This weekend while I was busy elevating Neil Postman to prophet status I realized I was also putting to rest a debate that began with my business partner during the dawn of social media. Her contention was that meaningful relationships were possible over social media. I held – and still hold – now more than ever – the opposite view. Our latest election is all the proof I needed.

Meaningful relationships are complex. They require time. They require presence – slowing down and paying attention. Listening. They are expansive as well as intricate. They are investments in the other.

The medium is the message. Social media is reductive. It is immediate. It does not slow down, rather, it speeds us up. It affords only simplistic exchanges. It’s great for memes, for sharing photos, for updates. It is self-centered. It is limited in characters and increasingly relies on emojis. It is a great medium for the superficial, the tit-for-tat. Jabs. Clever comebacks. And, if you don’t like what you are hearing, a touch of a button unfriends the annoyance. No investment required.

Social media has become our public square.

Our ease of unfriending creates information eddies, impenetrable echo chambers. We sort to bubbles of agreement with nary a nod to fact or uncomfortable truth. We do not have to listen to each other since insulting and negating each other is within the reduction-capacity of the medium while listening, questioning, discussing and debating is not.

Our medium inhibits complicated in-depth conversations or layered debate of ideas which, in-turn, inhibits fact-based conversation while promoting gossip, conspiracy, accusation and misinformation. I am haunted by a piece Kerri included in her Smack-Dab post on Saturday:

“…Catherine Rampell and Youyou Zhou of the Washington Post showed before the election that voters overwhelmingly preferred Harris’s policies to Trump’s if they didn’t know which candidate proposed them.  An Ipsos/Reuters poll from October showed that voters who were misinformed about immigration, crime, and the economy tended to vote Republican, while those who knew the facts preferred Democrats. Many Americans turn for information to social media or to friends and family who traffic in conspiracy theories. As Angelo Carusone of Media Matters put it: “We have a country that is pickled in right-wing misinformation and rage.”  (heather cox richardson – american historian, professor of history – boston college, previously MIT, university of massachusetts amherst )

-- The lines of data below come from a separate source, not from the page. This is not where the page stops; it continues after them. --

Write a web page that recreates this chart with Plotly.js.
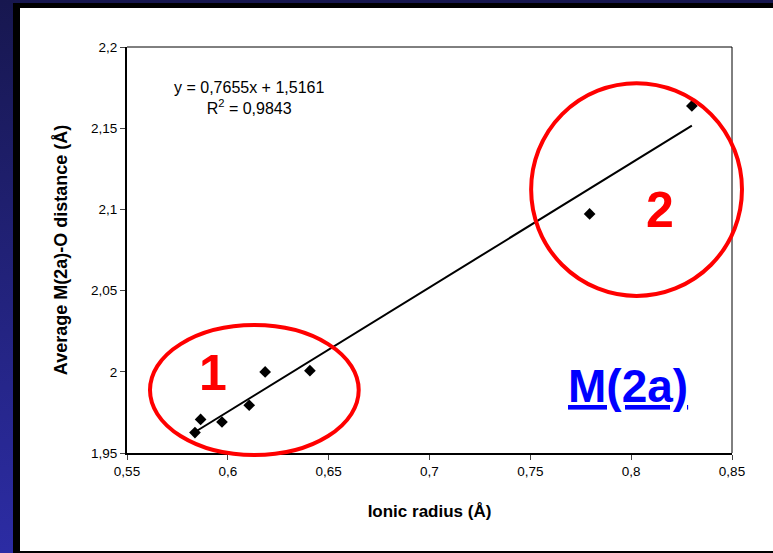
<!DOCTYPE html>
<html>
<head>
<meta charset="utf-8">
<script src="https://cdn.plot.ly/plotly-3.0.1.min.js"></script>
<style>
  html, body { margin: 0; padding: 0; width: 773px; height: 553px; overflow: hidden; }
  body { background: linear-gradient(180deg, #17174f 0%, #22227a 50%, #2c2ca4 100%); position: relative; }
  #frame { position: absolute; left: 13px; top: 3px; right: 0; bottom: 0; background: #ffffff;
           border-left: 7px solid #000; border-top: 5px solid #000; border-bottom: 2px solid #000; box-sizing: border-box; }
  #chart { position: absolute; left: 0; top: 0; width: 773px; height: 553px; }
</style>
</head>
<body>
<div id="frame"></div>
<div id="chart"></div>
<script>
// Ionic radius (Å) and average M(2a)-O distance (Å)
const ionicRadius = [0.5837, 0.5865, 0.5971, 0.6106, 0.6185, 0.6407, 0.7794, 0.8301];
const avgDistance = [1.9626, 1.9707, 1.9691, 1.9794, 1.9999, 2.0007, 2.0972, 2.1637];
// Linear trend reported on the chart
const slope = 0.7655;
const intercept = 1.5161;
const trendX = [0.5837, 0.8301];
const trendY = trendX.map(x => slope * x + intercept);
const equationText = "y = 0,7655x + 1,5161<br>R<sup>2</sup> = 0,9843";
const xTicks = [0.55, 0.6, 0.65, 0.7, 0.75, 0.8, 0.85];
const yTicks = [1.95, 2, 2.05, 2.1, 2.15, 2.2];

const font = "Liberation Sans, Arial, sans-serif";

const traces = [
  { x: trendX, y: trendY, mode: "lines", type: "scatter",
    line: { color: "#000", width: 2 }, hoverinfo: "skip" },
  { x: ionicRadius, y: avgDistance, mode: "markers", type: "scatter",
    marker: { symbol: "diamond", size: 9, color: "#000" } }
];

const layout = {
  width: 773, height: 553,
  margin: { l: 127, r: 41, t: 47, b: 100 },
  paper_bgcolor: "rgba(0,0,0,0)",
  plot_bgcolor: "#ffffff",
  separators: ", ",
  showlegend: false,
  font: { family: font, color: "#000", size: 13 },
  xaxis: {
    range: [0.55, 0.85], tickvals: xTicks, ticks: "outside", ticklen: 5, tickwidth: 1,
    showline: true, linecolor: "#000", linewidth: 2, showgrid: false, zeroline: false,
    tickfont: { size: 13.5, family: font },
    title: { text: "<b>Ionic radius (Å)</b>", font: { size: 17, family: font }, standoff: 27 }
  },
  yaxis: {
    range: [1.95, 2.2], tickvals: yTicks, ticks: "outside", ticklen: 5, tickwidth: 1,
    showline: true, linecolor: "#000", linewidth: 2, showgrid: false, zeroline: false,
    tickfont: { size: 13.5, family: font },
    title: { text: "<b>Average M(2a)-O distance (Å)</b>", font: { size: 18, family: font }, standoff: 19 }
  },
  shapes: [
    { type: "line", xref: "paper", yref: "paper", x0: 0, x1: 1, y0: 1, y1: 1, line: { color: "#000", width: 1 } },
    { type: "line", xref: "paper", yref: "paper", x0: 1, x1: 1, y0: 0, y1: 1, line: { color: "#000", width: 1 } },
    { type: "circle", xref: "paper", yref: "paper", x0: 0.038, x1: 0.383, y0: -0.005, y1: 0.315,
      line: { color: "#ff0000", width: 4 } },
    { type: "circle", xref: "paper", yref: "paper", x0: 0.668, x1: 1.0165, y0: 0.387, y1: 0.911,
      line: { color: "#ff0000", width: 4 } }
  ],
  annotations: [
    { xref: "paper", yref: "paper", x: 0.201, y: 0.874, xanchor: "center", yanchor: "middle",
      text: equationText, showarrow: false, font: { size: 16, family: font }, align: "center" },
    { xref: "paper", yref: "paper", x: 0.142, y: 0.197, xanchor: "center", yanchor: "middle",
      text: "<b>1</b>", showarrow: false, font: { size: 50, family: font, color: "#ff0000" } },
    { xref: "paper", yref: "paper", x: 0.881, y: 0.599, xanchor: "center", yanchor: "middle",
      text: "<b>2</b>", showarrow: false, font: { size: 50, family: font, color: "#ff0000" } },
    { xref: "paper", yref: "paper", x: 0.828, y: 0.165, xanchor: "center", yanchor: "middle",
      text: "<b><u>M(2a)</u></b>", showarrow: false, font: { size: 46, family: font, color: "#0000ff" } }
  ]
};

Plotly.newPlot("chart", traces, layout, { displayModeBar: false, staticPlot: true });
</script>
</body>
</html>
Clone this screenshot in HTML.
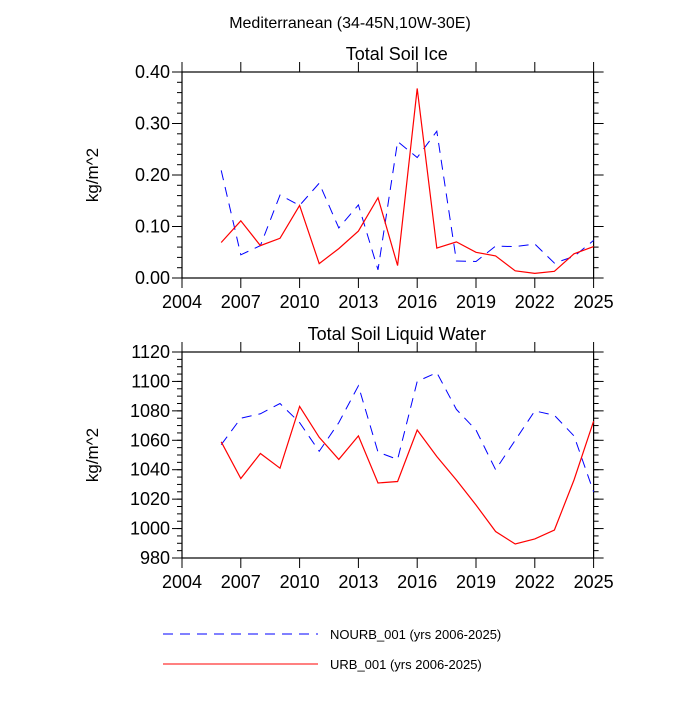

The info-bubbles generated by our social-media-public-square are fortresses. Inside the walls we are capable of demonizing the other, ramping up our rage, but are incapable of promoting or encouraging the sharing of policy ideas, a comprehensive discussion of competing visions for the nation’s future, the character of the candidates, the possible impact to other nations and the ramifications of our choice…

The info-river is fast-moving and keeps flowing with little or no regard to the worth or truth of the information it carries. Not only are we pickled in misinformation and easily distracted, we are also incapable of tracking the tsunami of information that washes over us each day. We scroll and forget. Our attention span is a long as what rolls through our screen.

The voters of this nation have forgotten the train wreck of the despot-elect’s first time in office. “Trump’s own staffers, subordinates, and allies frequently characterized Trump as infantile…The number and scale of Trump’s statements in public speeches, remarks, and tweets identified as false by scholars, fact-checkers, and commentators were characterized as unprecedented for an American president, and even unprecedented in U.S. politics.”

“In the 2018 presidential rankings by the Siena College Research Institute, Trump ranked as the third-worst president in history. C-SPAN’s 2021 President Historians Survey ranked Trump as the fourth-worst president overall and the worst in the leadership characteristics of Moral Authority and Administrative Skills.”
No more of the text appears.